Further, Enoch has failed to demonstrate that any such error by the district court in allegedly issuing a sua sponte order affected her substantial rights, as she was still able to present her theory of the defense and to call Anderson as a witness at trial if she chose, which she did not do. Finally, Enoch failed to request a review of this issue for plain error on appeal, as she incorrectly asserts that plain error is not applicable. Thus, we decline to consider the issue further. Jeremias, 134 Nev. at 52, 412 P.3d at 49; Miller, 121 Nev. at 99, 110 P.3d at 58.
We review Enoch's second argument, that the removal of Anderson as a co-defendant prejudiced her substantial rights by “making her the focal point of the crimes directly as the named sole perpetrator,” for an abuse of discretion, as this was the basis of her objection below, which is preserved for review. See Viray, 121 Nev. at 162, 111 P.3d at 1081 (a district court order to amend an information is reviewed for abuse of discretion).
We first note that Enoch has not cited any relevant authority showing error in this context, and we need not consider her argument.
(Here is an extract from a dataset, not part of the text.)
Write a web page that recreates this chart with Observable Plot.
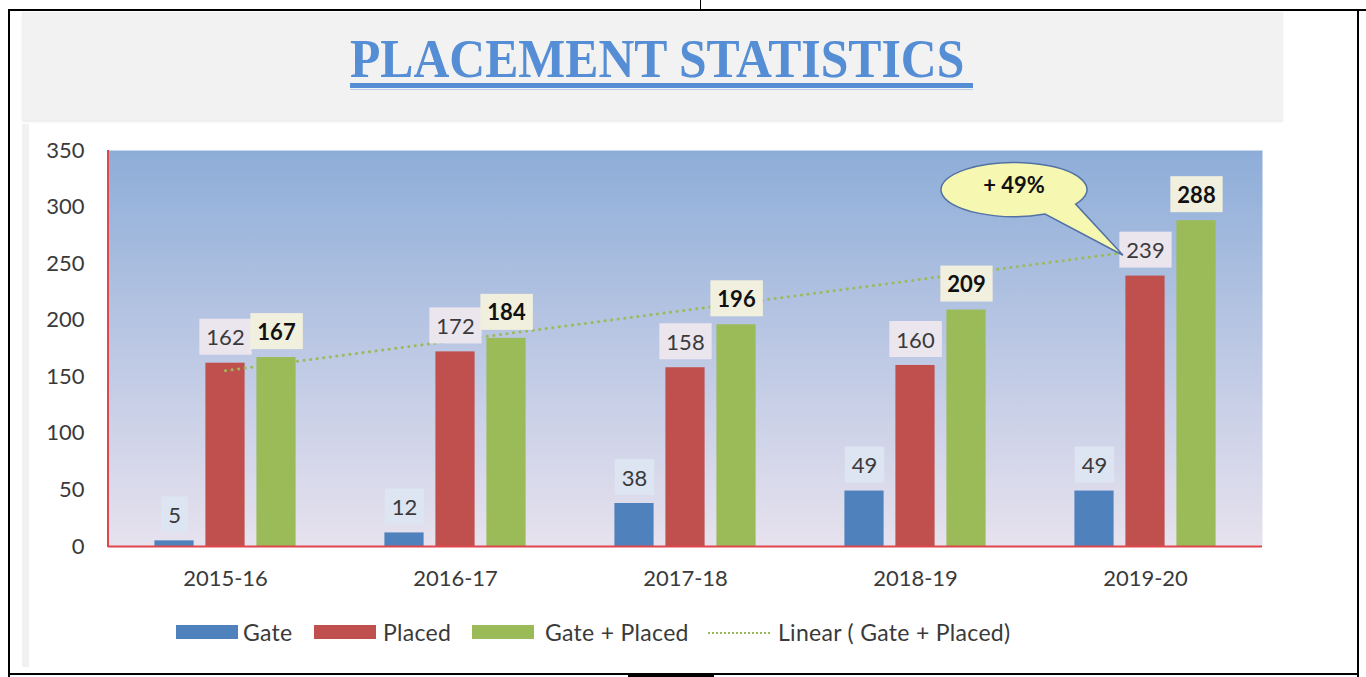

See Maresca v. State, 103 Nev. 669, 673, 748 P.2d 3, 6 (1987) (explaining that this court need not consider an appellant's argument that is not. cogently argued or lacks the support of relevant authority). Second, amending an information is not improper unless a criminal defendant suffers prejudice affecting substantial rights. This occurs where amending the information alters the State's theory of prosecution. See State v. Eighth Judicial Dist. Court, 116 Nev. 374, 378, 997 P.2d 126, 129 (2000) (concluding that the State's delay in amending the information to include an additional theory that the defendant aided and abetted the murder of the victim prejudiced the defendant's substantial rights). Additionally, amending the information prejudices a defendants substantial rights where it negates the defendant's theory of defense. Green v. State, 94 Nev. 176, 177, 576 P.2d 1123, 1123 (1978).
In contrast, amending the information does not prejudice a defendant's substantial rights where the amendment does not add new charges and the defendant has notice of the State's theory of prosecution. Grant, 117 Nev. at 433-34, 24 P.3d at 765; Viray, 121 Nev. at 162-63, 111 P.3d at 1082. While this jurisdiction has not examined whether amending the information to remove a former co-defendant prejudices the substantial rights of a defendant, other jurisdictions have ruled on this issue. For example, in Forney v. State, the Supreme Court of Indiana approved amending the charging information to remove references to Forney's co-defendant where both were initially charged with felony murder. 742 N.E.2d 934, 939 (Ind. 2001). Forney argued that this amendment prejudiced his substantial rights because it “served to diminish [his former co-defendant's] role, if any, in the incident.” Id. (internal quotation marks omitted). Despite Forney's contention, the court concluded that the amendment did not prejudice Forney's substantial rights. Id.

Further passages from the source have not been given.